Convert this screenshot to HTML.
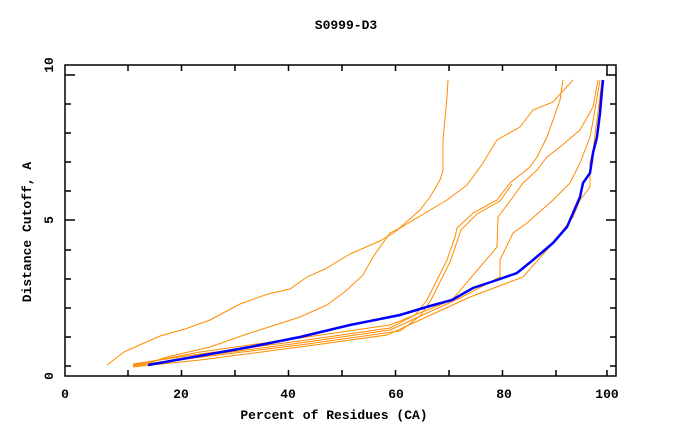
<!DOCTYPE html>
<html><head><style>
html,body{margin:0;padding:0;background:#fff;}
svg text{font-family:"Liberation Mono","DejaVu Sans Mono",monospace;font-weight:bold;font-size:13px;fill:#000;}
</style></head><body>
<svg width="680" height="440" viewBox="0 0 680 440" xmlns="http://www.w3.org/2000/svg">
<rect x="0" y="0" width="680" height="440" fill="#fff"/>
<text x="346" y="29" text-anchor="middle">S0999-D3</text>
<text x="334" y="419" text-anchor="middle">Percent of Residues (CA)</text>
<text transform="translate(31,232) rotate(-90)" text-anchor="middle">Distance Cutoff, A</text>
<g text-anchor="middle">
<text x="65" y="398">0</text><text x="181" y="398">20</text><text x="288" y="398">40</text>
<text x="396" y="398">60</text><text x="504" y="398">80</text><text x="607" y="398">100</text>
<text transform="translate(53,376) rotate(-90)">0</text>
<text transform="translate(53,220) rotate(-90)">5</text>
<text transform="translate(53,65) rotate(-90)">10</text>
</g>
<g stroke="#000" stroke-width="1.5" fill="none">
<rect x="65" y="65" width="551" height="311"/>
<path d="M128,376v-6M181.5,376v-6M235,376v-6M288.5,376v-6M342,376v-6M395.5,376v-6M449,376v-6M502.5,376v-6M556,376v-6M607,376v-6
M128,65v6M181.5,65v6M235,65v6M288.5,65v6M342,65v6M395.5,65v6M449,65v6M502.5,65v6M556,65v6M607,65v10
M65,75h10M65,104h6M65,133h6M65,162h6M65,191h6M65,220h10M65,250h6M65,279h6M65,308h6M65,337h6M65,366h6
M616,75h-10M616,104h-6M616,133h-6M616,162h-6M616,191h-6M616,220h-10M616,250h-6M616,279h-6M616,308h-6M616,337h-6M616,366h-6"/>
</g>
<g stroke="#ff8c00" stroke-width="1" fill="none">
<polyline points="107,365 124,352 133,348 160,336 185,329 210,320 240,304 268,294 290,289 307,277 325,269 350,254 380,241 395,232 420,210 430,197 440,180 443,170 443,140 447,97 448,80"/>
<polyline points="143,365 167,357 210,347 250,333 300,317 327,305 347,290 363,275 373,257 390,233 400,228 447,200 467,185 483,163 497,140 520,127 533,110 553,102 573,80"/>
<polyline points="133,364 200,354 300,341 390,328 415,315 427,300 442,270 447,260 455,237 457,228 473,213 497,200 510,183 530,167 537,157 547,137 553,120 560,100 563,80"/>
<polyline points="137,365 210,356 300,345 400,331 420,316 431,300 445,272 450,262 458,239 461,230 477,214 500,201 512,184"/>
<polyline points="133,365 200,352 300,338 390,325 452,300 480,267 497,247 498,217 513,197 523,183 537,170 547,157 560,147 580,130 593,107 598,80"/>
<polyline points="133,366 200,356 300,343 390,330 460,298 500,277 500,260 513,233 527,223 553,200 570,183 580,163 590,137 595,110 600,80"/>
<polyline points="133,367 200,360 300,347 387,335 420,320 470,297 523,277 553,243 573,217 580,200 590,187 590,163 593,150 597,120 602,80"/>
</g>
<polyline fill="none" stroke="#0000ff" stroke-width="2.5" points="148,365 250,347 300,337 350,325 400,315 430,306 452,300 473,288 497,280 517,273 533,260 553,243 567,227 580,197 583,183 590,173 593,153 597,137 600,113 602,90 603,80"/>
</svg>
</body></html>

+++++

* [INSTRUCTIONS FOR THE TASK]: Repeat the full listing above exactly, with no pictures in the copy.

* [SOLUTION]:
Convert this screenshot to HTML.
<!DOCTYPE html>
<html><head><style>
html,body{margin:0;padding:0;background:#fff;}
svg text{font-family:"Liberation Mono","DejaVu Sans Mono",monospace;font-weight:bold;font-size:13px;fill:#000;}
</style></head><body>
<svg width="680" height="440" viewBox="0 0 680 440" xmlns="http://www.w3.org/2000/svg">
<rect x="0" y="0" width="680" height="440" fill="#fff"/>
<text x="346" y="29" text-anchor="middle">S0999-D3</text>
<text x="334" y="419" text-anchor="middle">Percent of Residues (CA)</text>
<text transform="translate(31,232) rotate(-90)" text-anchor="middle">Distance Cutoff, A</text>
<g text-anchor="middle">
<text x="65" y="398">0</text><text x="181" y="398">20</text><text x="288" y="398">40</text>
<text x="396" y="398">60</text><text x="504" y="398">80</text><text x="607" y="398">100</text>
<text transform="translate(53,376) rotate(-90)">0</text>
<text transform="translate(53,220) rotate(-90)">5</text>
<text transform="translate(53,65) rotate(-90)">10</text>
</g>
<g stroke="#000" stroke-width="1.5" fill="none">
<rect x="65" y="65" width="551" height="311"/>
<path d="M128,376v-6M181.5,376v-6M235,376v-6M288.5,376v-6M342,376v-6M395.5,376v-6M449,376v-6M502.5,376v-6M556,376v-6M607,376v-6
M128,65v6M181.5,65v6M235,65v6M288.5,65v6M342,65v6M395.5,65v6M449,65v6M502.5,65v6M556,65v6M607,65v10
M65,75h10M65,104h6M65,133h6M65,162h6M65,191h6M65,220h10M65,250h6M65,279h6M65,308h6M65,337h6M65,366h6
M616,75h-10M616,104h-6M616,133h-6M616,162h-6M616,191h-6M616,220h-10M616,250h-6M616,279h-6M616,308h-6M616,337h-6M616,366h-6"/>
</g>
<g stroke="#ff8c00" stroke-width="1" fill="none">
<polyline points="107,365 124,352 133,348 160,336 185,329 210,320 240,304 268,294 290,289 307,277 325,269 350,254 380,241 395,232 420,210 430,197 440,180 443,170 443,140 447,97 448,80"/>
<polyline points="143,365 167,357 210,347 250,333 300,317 327,305 347,290 363,275 373,257 390,233 400,228 447,200 467,185 483,163 497,140 520,127 533,110 553,102 573,80"/>
<polyline points="133,364 200,354 300,341 390,328 415,315 427,300 442,270 447,260 455,237 457,228 473,213 497,200 510,183 530,167 537,157 547,137 553,120 560,100 563,80"/>
<polyline points="137,365 210,356 300,345 400,331 420,316 431,300 445,272 450,262 458,239 461,230 477,214 500,201 512,184"/>
<polyline points="133,365 200,352 300,338 390,325 452,300 480,267 497,247 498,217 513,197 523,183 537,170 547,157 560,147 580,130 593,107 598,80"/>
<polyline points="133,366 200,356 300,343 390,330 460,298 500,277 500,260 513,233 527,223 553,200 570,183 580,163 590,137 595,110 600,80"/>
<polyline points="133,367 200,360 300,347 387,335 420,320 470,297 523,277 553,243 573,217 580,200 590,187 590,163 593,150 597,120 602,80"/>
</g>
<polyline fill="none" stroke="#0000ff" stroke-width="2.5" points="148,365 250,347 300,337 350,325 400,315 430,306 452,300 473,288 497,280 517,273 533,260 553,243 567,227 580,197 583,183 590,173 593,153 597,137 600,113 602,90 603,80"/>
</svg>
</body></html>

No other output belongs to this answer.